I slip ’round the door jamb. This stranger, she’s beaming at me. “You’re wonderful!” she says, face aglow.
She reads the column. My words bring joy, and it makes me happy.
Dashing home, I grab my boys. They’re home for fall break, but The Guppy needs shots, so off we go. What direction is this now?
My Little, he’s a soldier. Four pokes, four sticks. Two in the left, two in the right. He doesn’t flinch. Doesn’t cry. He’s got two brave arms, that one does, and it makes me happy.
It’s those two brave arms, I think as we drive in yet another direction, that have been crafting like house afire. Tracing, snipping, cutting, gluing, taping and coloring, my dining room bears the proof in scraps and smudges of a little boy’s joy in creating. I’m wiping up glue, picking up pieces. He’s coloring happiness, fashioning beauty, and it makes me happy.
Off we go again to drop Mr. Middle School at a friend’s house. Pulling into his drive, I see it.

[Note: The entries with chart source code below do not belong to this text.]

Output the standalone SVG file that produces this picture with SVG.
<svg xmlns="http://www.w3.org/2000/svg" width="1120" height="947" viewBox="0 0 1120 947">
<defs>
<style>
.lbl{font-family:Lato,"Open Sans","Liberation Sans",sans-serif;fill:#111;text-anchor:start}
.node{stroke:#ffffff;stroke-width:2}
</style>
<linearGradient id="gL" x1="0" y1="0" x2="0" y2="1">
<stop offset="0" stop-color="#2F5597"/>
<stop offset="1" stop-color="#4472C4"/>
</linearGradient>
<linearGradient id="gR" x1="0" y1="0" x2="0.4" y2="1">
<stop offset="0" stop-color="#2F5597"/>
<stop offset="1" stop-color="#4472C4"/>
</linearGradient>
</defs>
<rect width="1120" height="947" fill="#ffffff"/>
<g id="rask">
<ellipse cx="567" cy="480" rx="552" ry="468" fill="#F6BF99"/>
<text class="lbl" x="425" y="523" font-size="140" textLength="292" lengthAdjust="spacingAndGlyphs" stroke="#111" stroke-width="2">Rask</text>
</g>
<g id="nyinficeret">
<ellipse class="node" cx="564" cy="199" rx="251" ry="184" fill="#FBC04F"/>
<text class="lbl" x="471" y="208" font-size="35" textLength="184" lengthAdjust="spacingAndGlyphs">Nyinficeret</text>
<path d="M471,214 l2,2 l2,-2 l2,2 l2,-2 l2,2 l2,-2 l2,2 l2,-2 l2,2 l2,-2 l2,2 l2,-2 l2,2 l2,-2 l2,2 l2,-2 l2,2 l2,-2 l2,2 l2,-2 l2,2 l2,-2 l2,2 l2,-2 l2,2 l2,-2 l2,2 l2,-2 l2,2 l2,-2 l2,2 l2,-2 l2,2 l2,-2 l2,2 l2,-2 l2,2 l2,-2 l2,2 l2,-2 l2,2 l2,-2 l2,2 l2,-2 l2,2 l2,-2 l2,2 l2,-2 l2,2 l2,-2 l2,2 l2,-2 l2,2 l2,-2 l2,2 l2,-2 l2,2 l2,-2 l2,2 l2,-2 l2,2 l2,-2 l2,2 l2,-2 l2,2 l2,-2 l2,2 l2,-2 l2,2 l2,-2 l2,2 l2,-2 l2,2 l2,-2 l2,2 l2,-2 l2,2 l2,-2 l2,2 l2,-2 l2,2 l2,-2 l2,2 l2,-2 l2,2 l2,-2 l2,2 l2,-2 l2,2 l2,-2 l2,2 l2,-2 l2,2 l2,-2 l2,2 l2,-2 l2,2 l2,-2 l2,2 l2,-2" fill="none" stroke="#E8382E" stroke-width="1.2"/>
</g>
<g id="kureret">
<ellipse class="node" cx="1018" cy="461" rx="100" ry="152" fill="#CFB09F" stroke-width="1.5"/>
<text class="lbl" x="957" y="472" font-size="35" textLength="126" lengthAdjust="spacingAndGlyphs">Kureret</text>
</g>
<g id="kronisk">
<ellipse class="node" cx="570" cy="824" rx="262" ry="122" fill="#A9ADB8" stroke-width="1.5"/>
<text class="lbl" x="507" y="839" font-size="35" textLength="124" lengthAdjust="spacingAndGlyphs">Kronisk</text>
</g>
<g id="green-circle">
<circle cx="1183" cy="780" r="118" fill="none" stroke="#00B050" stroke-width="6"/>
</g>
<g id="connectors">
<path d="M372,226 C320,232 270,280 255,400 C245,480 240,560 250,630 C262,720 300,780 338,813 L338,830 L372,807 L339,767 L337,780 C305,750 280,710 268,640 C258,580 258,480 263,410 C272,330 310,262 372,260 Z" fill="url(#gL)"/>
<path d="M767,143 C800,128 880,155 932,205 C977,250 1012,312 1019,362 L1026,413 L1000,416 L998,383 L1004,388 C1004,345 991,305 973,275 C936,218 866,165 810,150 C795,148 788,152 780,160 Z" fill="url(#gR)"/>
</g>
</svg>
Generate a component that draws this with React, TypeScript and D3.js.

It’s Buddha in ceramics, perched in a place of honor before the house. I’m struck every single time, seeing the fresh fruit placed carefully on a platter for the idol who cannot see, cannot hear, cannot save.
I’m sobered. The boy who lives here, it’s his mama who’s devout. He, the boy, is kind, respectful. Soft spoken, polite. We love him, this wonderful friend-of-our-boy. It was this one, raised by a Buddhist mama, who stayed sitting one day with our son. Who watched, horrified, as the others – church kids not raised by Buddhist mamas – left the table when the boy who was different came to sit. Looking at that statue with the fruit, it makes me hurt.
Driving home now, Little and his brave arms in the car seat behind me, I think of old friends who lived nearby. And I think of what’s happened. How tragedy came. How divorce, it ripped them right up. Lives broken, hearts shattered. They would’ve celebrated the big one, like us, this year. It makes me hurt.
Nearing home, I’m drinking in the glory of autumn. The trees, aflame. The carpet of gold, leaves laid down like a blanket. Winter, I know, is coming with its barrenness and chill. But after that, the spring, glorious spring.
Pain (I know this, too), the winter of the soul, is always followed by spring, glorious spring. This, today, makes me happy.